Hunter took it all in her stride. “People just want to be heard,” she says. “You let them shout, rant and rave, and get all their expression out. Once they’ve said their piece, you can talk calmly and reasonably with them.”

While spirited stag and hen night parties could be challenging, she says, it was dealing with football fans that was arguably the toughest part of the job. Hunter gives a small shudder at the memory.

“This was a time when Celtic and Rangers fans still travelled on the ship together,” she says. “We had to segregate them by closing the doors at the bottom end to keep them apart. They later made separate sailings for the two sets of fans.”

Hunter admits that, until then, she was oblivious to the nuances of sectarianism. “My parents protected me from it when I was growing up,” she says. “The first I knew about any sectarian divide was when I started working with Stena Line. It could be a wee bit scary. I learned a lot in the ferry industry about how to handle human nature.”

She moved to the voluntary sector in 2008 after studying counselling at evening classes (Hunter also has an MBA from the Open University).

One of her first roles was operations director for the Now Project, helping people with learning difficulties into work, later becoming acting chief executive. Hunter is also a former chief executive of Nexus NI, a charity offering support to victims of sexual abuse.

“I walked into the voluntary sector with a bit of fear that it was going to be low work ethic and not as driven as I’m used to,” she says. “Not only is it driven, but it has the passion of the end cause as well.”

Hunter is steadily settling back into life in Scotland. That said, she still gets itchy feet and last year hiked the Inca Trail in Peru. Hunter plans to walk the Great Wall of China next month.

Sport looms large away from work too. Hunter enjoys playing golf, has a season ticket for Glasgow Warriors and was recently in the crowd to cheer on Johanna Konta at Wimbledon. “Anything that is competitive I’ll watch it,” she laughs.

She is forthright when asked about the watershed moments in her life. “The scarred relationships have shaped me,” she says. “I was engaged to a fella and when I ended the relationship he tried to kill himself. I found him and saved him but he has since died.”

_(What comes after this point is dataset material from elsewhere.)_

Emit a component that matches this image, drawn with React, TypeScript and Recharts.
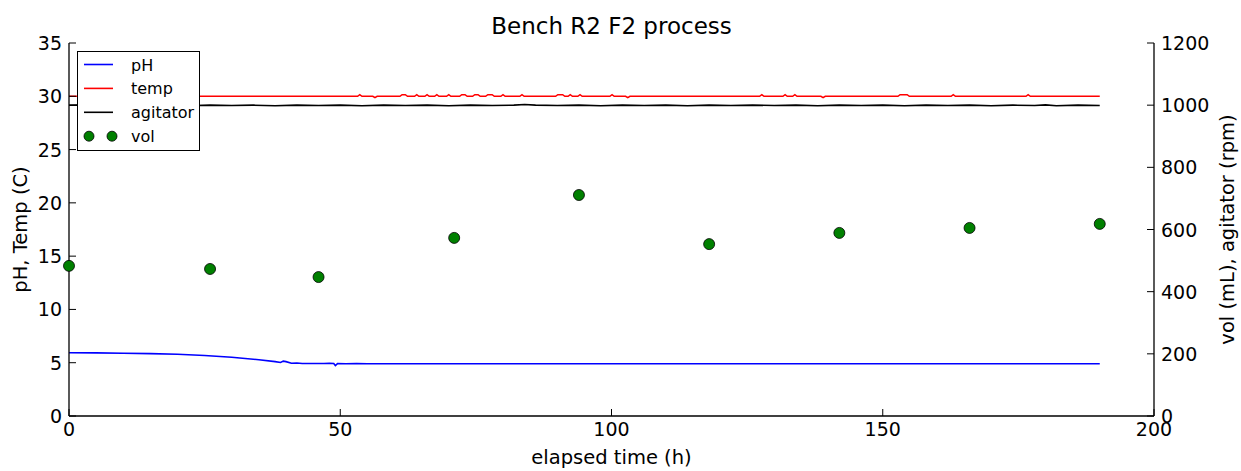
import { ComposedChart, Line, Scatter, XAxis, YAxis, Legend, Label } from 'recharts';

const FONT = '"DejaVu Sans", sans-serif';

// x-axis / y-axis ticks
const timeTicks = [0, 50, 100, 150, 200];
const leftTicks = [0, 5, 10, 15, 20, 25, 30, 35];
const rightTicks = [0, 200, 400, 600, 800, 1000, 1200];

// pH readings (time h, pH)
const phReadings: [number, number][] = [
  [0, 5.94], [5, 5.92], [10, 5.89], [15, 5.85], [20, 5.79], [25, 5.68],
  [30, 5.52], [35, 5.28], [38, 5.1], [39, 5.02], [39.5, 5.15], [40, 5.1],
  [41, 4.95], [42, 4.97], [43, 4.92], [45, 4.93], [47, 4.92], [48, 4.95],
  [48.8, 4.93], [49.1, 4.74], [49.5, 4.92], [51, 4.9], [53, 4.93], [55, 4.9],
  [60, 4.9], [80, 4.9], [100, 4.9], [120, 4.9], [140, 4.9], [160, 4.9],
  [180, 4.9], [190, 4.9],
];

// temperature readings (time h, C)
const tempReadings: [number, number][] = [
  [0, 30], [53.2, 30], [53.6, 30.15], [54, 30], [56, 30], [56.4, 29.88], [56.8, 30],
  [61, 30], [61.4, 30.15], [62, 30.15], [62.4, 30], [63.7, 30], [64.1, 30.15], [64.5, 30],
  [65.6, 30], [66, 30.15], [66.4, 30], [67.4, 30], [67.8, 30.15], [68.2, 30],
  [69.6, 30], [70, 30.15], [70.4, 30], [72, 30], [72.4, 30.15], [73, 30.15], [73.4, 30],
  [74.4, 30], [74.8, 30.15], [75.4, 30.15], [75.8, 30], [76.8, 30], [77.2, 30.15],
  [78, 30.15], [78.4, 30], [79.6, 30], [80, 30.15], [80.4, 30], [83.1, 30], [83.5, 30.15],
  [83.9, 30], [89.7, 30], [90.1, 30.15], [91, 30.15], [91.4, 30], [92, 30], [92.4, 30.15],
  [92.8, 30], [93.8, 30], [94.2, 30.15], [94.6, 30], [99.7, 30], [100.1, 30.15], [100.5, 30],
  [102.6, 30], [103, 29.88], [103.4, 30], [127.3, 30], [127.7, 30.15], [128.1, 30],
  [131.6, 30], [132, 30.15], [132.4, 30], [133.4, 30], [133.8, 30.15], [134.2, 30],
  [138.6, 30], [139, 29.88], [139.4, 30], [152.8, 30], [153.2, 30.15], [154.5, 30.15],
  [154.9, 30], [162.6, 30], [163, 30.15], [163.4, 30], [176.4, 30], [176.8, 30.15],
  [177.2, 30], [190, 30],
];

// agitator speed readings (time h, rpm)
const agitatorReadings: [number, number][] = [
  [0, 1000], [4, 1001], [7, 998], [10, 1000], [14, 999], [18, 1000], [22, 998],
  [26, 1000], [30, 999], [34, 1000], [38, 998], [42, 1000], [46, 999], [50, 1000],
  [54, 998], [58, 1000], [62, 999], [66, 1000], [70, 998], [74, 1000], [78, 999],
  [82, 1000], [84, 1002], [86, 1000], [90, 999], [94, 1000], [98, 998], [102, 1000],
  [106, 999], [110, 1000], [114, 998], [118, 1000], [122, 999], [126, 1000], [130, 999],
  [134, 1000], [138, 998], [142, 1000], [146, 999], [150, 1000], [154, 998], [158, 1000],
  [162, 999], [166, 1000], [170, 998], [174, 1000], [178, 999], [180, 1001], [182, 998],
  [186, 1000], [190, 999],
];

// culture volume samples (time h, mL)
const volTimes = [0, 26, 46, 71, 94, 118, 142, 166, 190];
const volValues = [483, 473, 447, 573, 711, 553, 589, 605, 618];

const legendItems = [
  { name: 'pH', color: '#0000ff', kind: 'line' },
  { name: 'temp', color: '#ff0000', kind: 'line' },
  { name: 'agitator', color: '#000000', kind: 'line' },
  { name: 'vol', color: '#008000', kind: 'dot' },
];

const phData = phReadings.map(([t, v]) => ({ t, v }));
const tempData = tempReadings.map(([t, v]) => ({ t, v }));
const agitatorData = agitatorReadings.map(([t, v]) => ({ t, v }));
const volData = volTimes.map((t, i) => ({ t, v: volValues[i] }));

const TICK = 7;

function BottomTick({ x, y, payload }: any) {
  return (
    <g>
      <line x1={x} x2={x} y1={y} y2={y - TICK} stroke="#000" strokeWidth={1} />
      <text x={x} y={y + 20} textAnchor="middle" fontSize={19} fontFamily={FONT} fill="#000">
        {payload.value}
      </text>
    </g>
  );
}

function TopTick({ x, y }: any) {
  return <line x1={x} x2={x} y1={y} y2={y + TICK} stroke="#000" strokeWidth={1} />;
}

function LeftTick({ x, y, payload }: any) {
  return (
    <g>
      <line x1={x} x2={x + TICK} y1={y} y2={y} stroke="#000" strokeWidth={1} />
      <text x={x - 7} y={y + 7} textAnchor="end" fontSize={19} fontFamily={FONT} fill="#000">
        {payload.value}
      </text>
    </g>
  );
}

function RightTick({ x, y, payload }: any) {
  return (
    <g>
      <line x1={x} x2={x - TICK} y1={y} y2={y} stroke="#000" strokeWidth={1} />
      <text x={x + 7} y={y + 7} textAnchor="start" fontSize={19} fontFamily={FONT} fill="#000">
        {payload.value}
      </text>
    </g>
  );
}

function VolDot({ cx, cy }: any) {
  return <circle cx={cx} cy={cy} r={5.5} fill="#008000" stroke="#000" strokeWidth={0.8} />;
}

function LegendBox() {
  return (
    <svg width={124} height={101} style={{ display: 'block' }}>
      <rect x={0.5} y={0.5} width={122} height={99} fill="#fff" stroke="#000" strokeWidth={1} />
      {legendItems.map((item, i) => {
        const cy = 13.5 + i * 23.9;
        return (
          <g key={item.name}>
            {item.kind === 'line' ? (
              <line x1={7} x2={36} y1={cy} y2={cy} stroke={item.color} strokeWidth={1.6} />
            ) : (
              <g>
                <circle cx={12} cy={cy} r={5} fill={item.color} stroke="#000" strokeWidth={0.8} />
                <circle cx={35} cy={cy} r={5} fill={item.color} stroke="#000" strokeWidth={0.8} />
              </g>
            )}
            <text x={54} y={cy + 6} fontSize={16} fontFamily={FONT} fill="#000">
              {item.name}
            </text>
          </g>
        );
      })}
    </svg>
  );
}

export default function App() {
  return (
    <div style={{ position: 'relative', width: 1241, height: 471, background: '#fff' }}>
      <style>{`body{margin:0;background:#fff}`}</style>
      <ComposedChart
        width={1241}
        height={471}
        margin={{ top: 43, right: 0, bottom: 0, left: 0 }}
      >
        <XAxis
          dataKey="t"
          type="number"
          domain={[0, 200]}
          ticks={timeTicks}
          height={55}
          tickSize={0}
          tickMargin={0}
          tickLine={false}
          axisLine={{ stroke: '#000', strokeWidth: 1.3 }}
          tick={<BottomTick />}
          interval={0}
        >
          <Label
            content={() => (
              <g>
                <text x={611.5} y={464} textAnchor="middle" fontSize={19.5} fontFamily={FONT} fill="#000">
                  elapsed time (h)
                </text>
                <text x={611.5} y={34} textAnchor="middle" fontSize={23} fontFamily={FONT} fill="#000">
                  Bench R2 F2 process
                </text>
              </g>
            )}
          />
        </XAxis>
        <XAxis
          xAxisId="top"
          orientation="top"
          dataKey="t"
          type="number"
          domain={[0, 200]}
          ticks={timeTicks}
          height={0}
          tickSize={0}
          tickMargin={0}
          tickLine={false}
          axisLine={{ stroke: '#000', strokeWidth: 1.3 }}
          tick={<TopTick />}
          interval={0}
        />
        <YAxis
          yAxisId="left"
          domain={[0, 35]}
          ticks={leftTicks}
          width={69}
          tickSize={0}
          tickMargin={0}
          tickLine={false}
          axisLine={{ stroke: '#000', strokeWidth: 1.3 }}
          tick={<LeftTick />}
          interval={0}
        >
          <Label
            content={() => (
              <text
                x={27}
                y={229.5}
                transform="rotate(-90 27 229.5)"
                textAnchor="middle"
                fontSize={19.5}
                fontFamily={FONT}
                fill="#000"
              >
                pH, Temp (C)
              </text>
            )}
          />
        </YAxis>
        <YAxis
          yAxisId="right"
          orientation="right"
          domain={[0, 1200]}
          ticks={rightTicks}
          width={87}
          tickSize={0}
          tickMargin={0}
          tickLine={false}
          axisLine={{ stroke: '#000', strokeWidth: 1.3 }}
          tick={<RightTick />}
          interval={0}
        >
          <Label
            content={() => (
              <text
                x={1234}
                y={229.5}
                transform="rotate(-90 1234 229.5)"
                textAnchor="middle"
                fontSize={19.5}
                fontFamily={FONT}
                fill="#000"
              >
                vol (mL), agitator (rpm)
              </text>
            )}
          />
        </YAxis>
        <Line
          yAxisId="left"
          data={phData}
          dataKey="v"
          name="pH"
          stroke="#0000ff"
          strokeWidth={1.6}
          dot={false}
          isAnimationActive={false}
        />
        <Line
          yAxisId="left"
          data={tempData}
          dataKey="v"
          name="temp"
          stroke="#ff0000"
          strokeWidth={1.6}
          dot={false}
          isAnimationActive={false}
        />
        <Line
          yAxisId="right"
          data={agitatorData}
          dataKey="v"
          name="agitator"
          stroke="#000000"
          strokeWidth={1.6}
          dot={false}
          isAnimationActive={false}
        />
        <Scatter
          yAxisId="right"
          data={volData}
          dataKey="v"
          name="vol"
          fill="#008000"
          shape={<VolDot />}
          isAnimationActive={false}
        />
        <Legend
          layout="vertical"
          align="center"
          verticalAlign="middle"
          content={() => <LegendBox />}
          wrapperStyle={{ position: 'absolute', left: 77, top: 51, width: 124, height: 101 }}
        />
      </ComposedChart>
    </div>
  );
}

Hunter was 30 when she split from her former partner. “He’d had a tough life. He was a diabetic from the age of seven and lost his sight by 21. We split up and two or three years later he got drunk, fell over, went into a diabetic coma and died.”

Already prone to workaholic tendencies, it proved a potent trigger for Hunter. “How I reacted wasn’t entirely healthy,” she says. “I became a complete workaholic and didn’t handle any emotions properly. I woke up from that about 10 years later and thought: ‘Flip me, I need help’ and put myself through counselling.”

Having come out the other side of what she terms “a huge learning process”, Hunter is now a self-confessed personal development geek. “I love listening to podcasts that are motivational, about managing your brain and getting the best out of yourself.”

It echoes the key lessons that she hopes Scottish Sports Futures can help instil in the younger generation. Far too many people, says Hunter, accept their lot in life even if it makes them unhappy.

“I’m a firm advocate that you can always change things if you want to. If you find the strength inside or look for that support, you can change whatever scenario you’re in for the better.”